Sedangkan anggaran pendidikan kedinasan sebesar Rp 104,5 triliun pada APBN 2025 diperuntukkan bagi 13.000 mahasiswa. Artinya, rata-rata anggaran per mahasiswa kedinasan mencapai lebih dari Rp 8 miliar. Fakta tersebut membuktikan bahwa pemerintah memberi prioritas pada pendidikan kedinasan, dibanding pendidikan formal. Padahal, menurut Mekeng, pendidikan kedinasan tidak seharusnya memakai anggaran 20% yang berasal dari APBN dan APBD.
"Ketimpangan ini perlu dikaji ulang agar kebijakan anggaran lebih proporsional, mampu menjawab tantangan nyata seperti tingginya angka anak tidak sekolah dan kesenjangan akses pendidikan di daerah tertinggal bisa teratasi," ujarnya.

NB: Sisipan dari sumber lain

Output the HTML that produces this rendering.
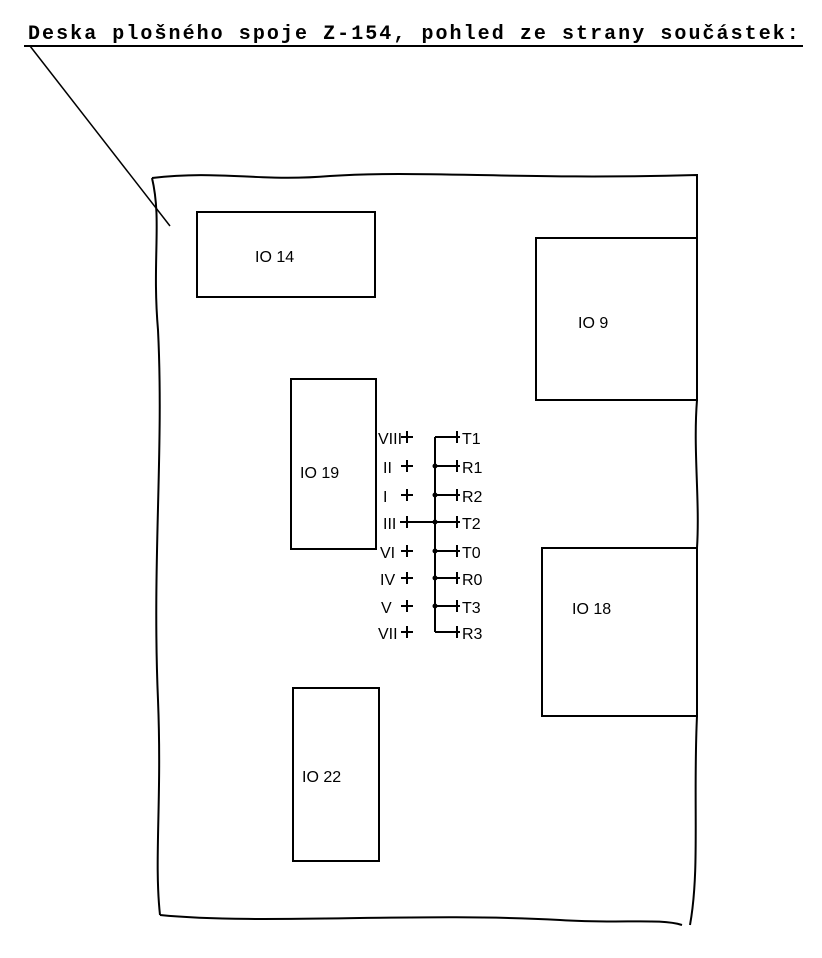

Melihat kondisi tersebut, kata Mekeng, Fraksi Partai Golkar MPR terketuk untuk mengadakan pemantauan dan pengawasan terhadap penggunaan anggaran pendidikan nasional, guna memastikan bahwa pendidikan dasar menengah dan tinggi berkembang sesuai harapan.
Ada tujuh narasumber yang menyampaikan pemikirannya pada acara tersebut, empat di antaranya dari Internal Fraksi Partai GOLKAR MPR, yaitu Ketua FPG MPR RI, Melchias Markus Mekeng; Sekretaris FPG MPR RI, Ferdiansyah; Wakil Sekretaris Fraksi Partai Golkar MPR RI juga Anggota F Partai Golkar MPR, Muhamad Nur Purnamasidi dan Ketua Komisi X DPR RI, Dr. Ir. Heitifah MPP.
Sedangkan tiga lainnya adalah narasumber pakar yaitu Guru Besar Universitas Pendidikan Indonesia, Bandung, Prof. Cecep Darmawan; (Akademisi Universitas Kristen Maranatha, Bandung, Prof. Dr. Johanes Gunawan; Rektor Universitas Padjajaran Periode (2019-2024), Prof. Dr. Rina Indiastuti. Ikut hadir pada acara tersebut Pengurus Komite Satuan pendidikan Indonesia, PGRI, Persatuan Guru Besar Indonesia, juga para dosen dan mahasiswa di wilayah Bandung dan sekitarnya.